After she left the employment of the Craigs, Webster went east and socialized with fellow abolitionists. Webster returned to Madison, purchased a house, and lived there for a year before moving to Trimble County. She began working on the Underground Railroad in 1853.

==Trimble County, Kentucky==
In 1854, Webster bought a 600-acre farm along the Ohio River in Trimble County, Kentucky. The purchase was partly funded from northern abolitionists. Her farm, which she called Mt. Orison, became an Underground Railroad station. She hired freed blacks as farm workers. Accusing her of aiding their slaves' escapes, Kentucky slaveowners threatened Webster that she, her crops or her farm might come to harm if she remained in the area. There were raids on her farm and threats against her life. Upset about her activities, Craig sought to have her arrested. He was reported to have been annoyed and desired to exact revenge "for being tricked".

In 1854, a warrant was issued for her arrest in connection with missing slaves in the area. She was arrested and jailed, but was able to escape. Webster traveled to Madison, Indiana where she was hidden in many city and country locations. She was captured and jailed in Indiana, pending a trial under the 1850 Fugitive Slave Act. It was conducted in Madison in late July. Newton Craig was a witness for the prosecution. Judge Walker discharged Webster on May 21, 1854. Craig was shot from behind by a man named Mr. Randall, who was believed to be a laborer on Webster's farm. Craig's wounds were not fatal and he did not pursue prosecution of the gunman. Webster's farm had been looted of about $9,000 in household, farm and personal belongings. When she was unable to make her loan payments, a "Webster Farm Association" was founded by people in the anti-slavery movement from Boston, Massachusetts. With their assistance, she was able to keep the farm. (Note: Asher said that there was an $8,000 loss; It was reported to be a $9,000 loss in the Indiana Magazine of History.)

She continued to operate as part of the Underground Railroad and served as a nurse to wounded soldiers along with Harriet Beecher Stowe during the Civil War.

Webster had obtained building materials to build a school on her property.

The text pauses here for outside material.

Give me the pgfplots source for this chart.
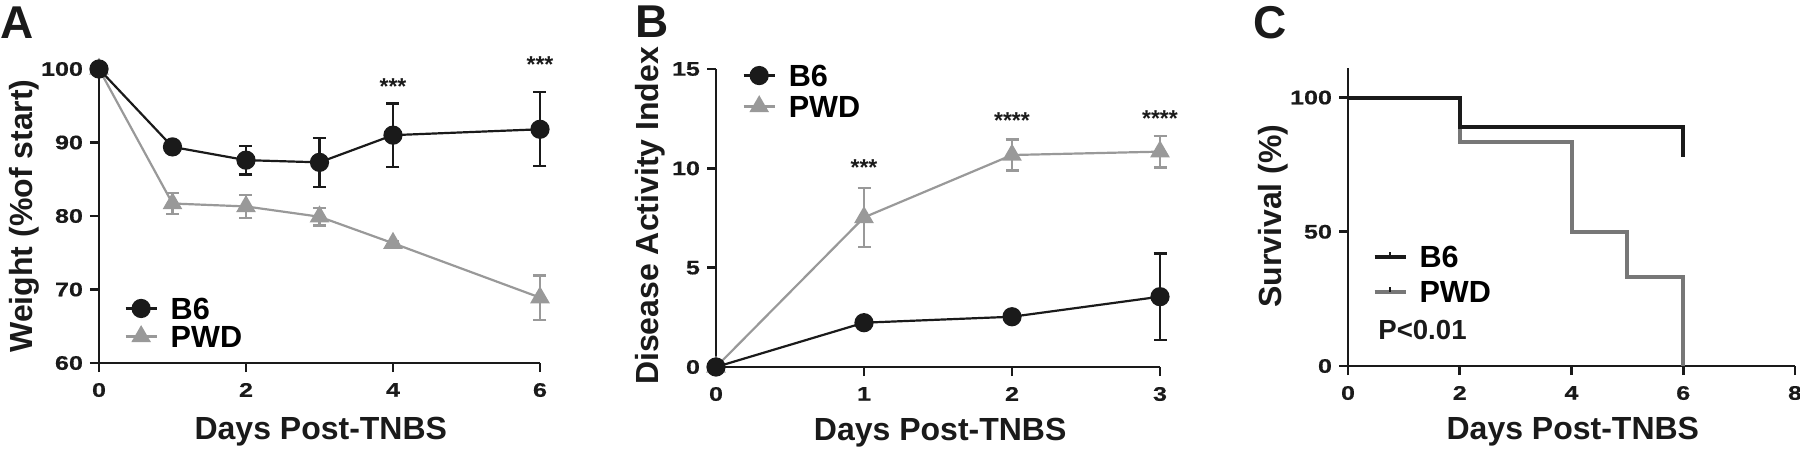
\documentclass[border=0pt]{standalone}
\usepackage{fontspec}
\setmainfont{Liberation Sans}
\newfontfamily\tickfont[FakeStretch=1.28, FakeBold=0.6]{Liberation Sans}
\usepackage{pgfplots}
\pgfplotsset{compat=1.18}
\definecolor{pwdgray}{HTML}{999999}
\definecolor{pwdgrayC}{HTML}{777777}
\definecolor{darkline}{HTML}{1A1A1A}

\tikzset{
  star/.style={font=\bfseries\fontsize{11.5}{12}\selectfont, anchor=base, text=darkline},
  letter/.style={font=\bfseries\fontsize{23}{24}\selectfont, anchor=base west, inner sep=0pt, text=darkline},
}
\pgfplotsset{
  panel/.style={
    scale only axis, clip=false,
    axis lines=left, axis line style={-, line width=1.35pt, darkline},
    tick align=outside, major tick length=4.5pt,
    tick style={line width=1.35pt, darkline},
    /pgf/number format/assume math mode=true,
    tick label style={font=\tickfont\bfseries\fontsize{9.8}{10}\selectfont, text=darkline},
    xticklabel style={yshift=-2pt},
    label style={font=\bfseries\fontsize{16}{18}\selectfont, text=darkline},
    minor tick num=0,
    legend cell align=left,
  },
  errs/.style={
    error bars/.cd, y dir=both, y explicit,
    error bar style={line width=1.1pt},
    error mark options={line width=1.1pt, mark size=3.25pt, rotate=90},
  },
  legimg/.style={
    legend image code/.code={\draw[mark repeat=2,mark phase=2,##1] plot coordinates {(0pt,0pt) (7.75pt,0pt) (15.5pt,0pt)};}
  },
  legimgC/.style={
    legend image code/.code={\draw[##1] (0pt,0pt) -- (15.5pt,0pt); \draw[line width=1pt, darkline] (7.75pt,0pt) -- (7.75pt,2.5pt);}
  },
}

\begin{document}
\begin{tikzpicture}
\useasboundingbox (0pt,0pt) rectangle (900pt,225pt);

% ---------------- Panel A ----------------
\begin{axis}[panel, legimg,
  at={(49.5pt,43.5pt)}, anchor=south west,
  width=220.5pt, height=147pt,
  xmin=0, xmax=6, ymin=60, ymax=100,
  xtick={0,2,4,6}, ytick={60,70,80,90,100},
  xlabel={Days Post-TNBS}, ylabel={Weight (\%of start)},
  xlabel style={at={(axis description cs:0.503,-0.259)}, anchor=base},
  ylabel style={at={(axis description cs:-0.17,0.5)}, anchor=center},
  reverse legend,
  legend style={at={(axis description cs:0.057,0.231)}, anchor=north west, draw=none, fill=none,
    font=\bfseries\fontsize{15.3}{16}\selectfont, inner sep=0pt, row sep=1pt,
    nodes={inner sep=1pt, text height=11pt, text depth=0pt},
    /tikz/every odd column/.append style={column sep=5.5pt}},
]
\addplot[color=pwdgray, line width=1.1pt, mark=triangle*, mark size=4.6pt,
  mark options={fill=pwdgray, draw=pwdgray}, errs] table[x=x, y=y, y error=e] {
x y e
0 100 0
1 81.7 1.45
2 81.3 1.6
3 79.9 1.2
4 76.3 0.3
6 68.9 3.0
};
\addlegendentry{PWD}
\addplot[color=darkline, line width=1.1pt, mark=*, mark size=4.25pt,
  mark options={fill=darkline, draw=darkline}, errs] table[x=x, y=y, y error=e] {
x y e
0 100 0
1 89.4 0.4
2 87.6 1.95
3 87.3 3.35
4 91.0 4.3
6 91.8 5.05
};
\addlegendentry{B6}
\node[star] at (axis cs:4,96.5) {***};
\node[star] at (axis cs:6,99.5) {***};
\node[letter] at (axis description cs:-0.2245,1.105) {A};
\end{axis}

% ---------------- Panel B ----------------
\begin{axis}[panel, legimg,
  at={(358pt,41.5pt)}, anchor=south west,
  width=222pt, height=149pt,
  xmin=0, xmax=3, ymin=0, ymax=15,
  xtick={0,1,2,3}, ytick={0,5,10,15},
  xlabel={Days Post-TNBS}, ylabel={Disease Activity Index},
  xlabel style={at={(axis description cs:0.505,-0.248)}, anchor=base},
  ylabel style={at={(axis description cs:-0.149,0.507)}, anchor=center},
  reverse legend,
  legend style={at={(axis description cs:0.059,1.023)}, anchor=north west, draw=none, fill=none,
    font=\bfseries\fontsize{15.3}{16}\selectfont, inner sep=0pt, row sep=2.5pt,
    nodes={inner sep=1pt, text height=11pt, text depth=0pt},
    /tikz/every odd column/.append style={column sep=5.5pt}},
]
\addplot[color=pwdgray, line width=1.1pt, mark=triangle*, mark size=4.6pt,
  mark options={fill=pwdgray, draw=pwdgray}, errs] table[x=x, y=y, y error=e] {
x y e
0 0 0
1 7.53 1.48
2 10.67 0.78
3 10.84 0.8
};
\addlegendentry{PWD}
\addplot[color=darkline, line width=1.1pt, mark=*, mark size=4.25pt,
  mark options={fill=darkline, draw=darkline}, errs] table[x=x, y=y, y error=e] {
x y e
0 0 0
1 2.23 0.1
2 2.53 0.1
3 3.54 2.17
};
\addlegendentry{B6}
\node[star] at (axis cs:1,9.66) {***};
\node[star] at (axis cs:2,12.03) {****};
\node[star] at (axis cs:3,12.13) {****};
\node[letter] at (axis description cs:-0.182,1.107) {B};
\end{axis}

% ---------------- Panel C ----------------
\begin{axis}[panel, legimgC,
  at={(674pt,42pt)}, anchor=south west,
  width=223.5pt, height=149pt,
  xmin=0, xmax=8, ymin=0, ymax=111,
  xtick={0,2,4,6,8}, ytick={0,50,100},
  xlabel={Days Post-TNBS}, ylabel={Survival (\%)},
  xlabel style={at={(axis description cs:0.503,-0.248)}, anchor=base},
  ylabel style={at={(axis description cs:-0.168,0.503)}, anchor=center},
  reverse legend,
  legend style={at={(axis description cs:0.054,0.412)}, anchor=north west, draw=none, fill=none,
    font=\bfseries\fontsize{15.3}{16}\selectfont, inner sep=0pt, row sep=4.5pt,
    nodes={inner sep=1pt, text height=11pt, text depth=0pt},
    /tikz/every odd column/.append style={column sep=5pt}},
]
\addplot[color=pwdgrayC, line width=2pt] coordinates {
(0,100) (2,100) (2,83.3) (4,83.3) (4,50) (5,50) (5,33.3) (6,33.3) (6,0)
};
\addlegendentry{PWD}
\addplot[color=darkline, line width=2pt] coordinates {
(0,100) (2,100) (2,88.9) (6,88.9) (6,77.8)
};
\addlegendentry{B6}
\node[anchor=base west, inner sep=0pt, font=\bfseries\fontsize{13.8}{15}\selectfont, text=darkline]
  at (axis description cs:0.067,0.0906) {P<0.01};
\node[letter] at (axis description cs:-0.2125,1.10) {C};
\end{axis}
\end{tikzpicture}
\end{document}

But, in November 1866 her home and the building materials were destroyed in a fire by arsonists. "Over time arsonists destroyed seventeen buildings, four barns, and finally Webster's residence." Without sufficient financial resources, in October 1869 she lost possession of her property.

==Indiana and Iowa==
Webster moved to Madison, Indiana and returned to teaching. After the war, African American children were not allowed to attend public schools, so she taught children in a school that was established in an African American Baptist Church on 5th Street. She wrote and lectured for a time.

Webster died on January 18, 1904, in Iowa, where she lived with her niece, Dr. Alice Goodrich. (Note: Other records incorrectly state that she died in Jeffersonville in 1876.)

==Legacy and honors==
A Kentucky Highway Marker was established to honor Webster, the "Petticoat Abolitionist," in Trimble County at the junction of US 421 and KY 1255.
'Underground railroad' station, a mile west, run by Delia Webster on land bought with funds provided by Northern abolitionists, 1854. Slaveholders filed charges against her. After refusing to leave Ky., she was imprisoned. Following her release she was indicted again by escaped into Indiana. For similar activities in Lexington she had served term in penitentiary, 1844.

There is also a highway marker at the Trimble county jail at Courthouse Square in Bedford, Kentucky that states she was its most notable resident.

In 1996, she was honored as one of the Kentucky Women Remembered. Her portrait hangs in the West Wing of the Kentucky State Capitol, along with other noted women of Kentucky.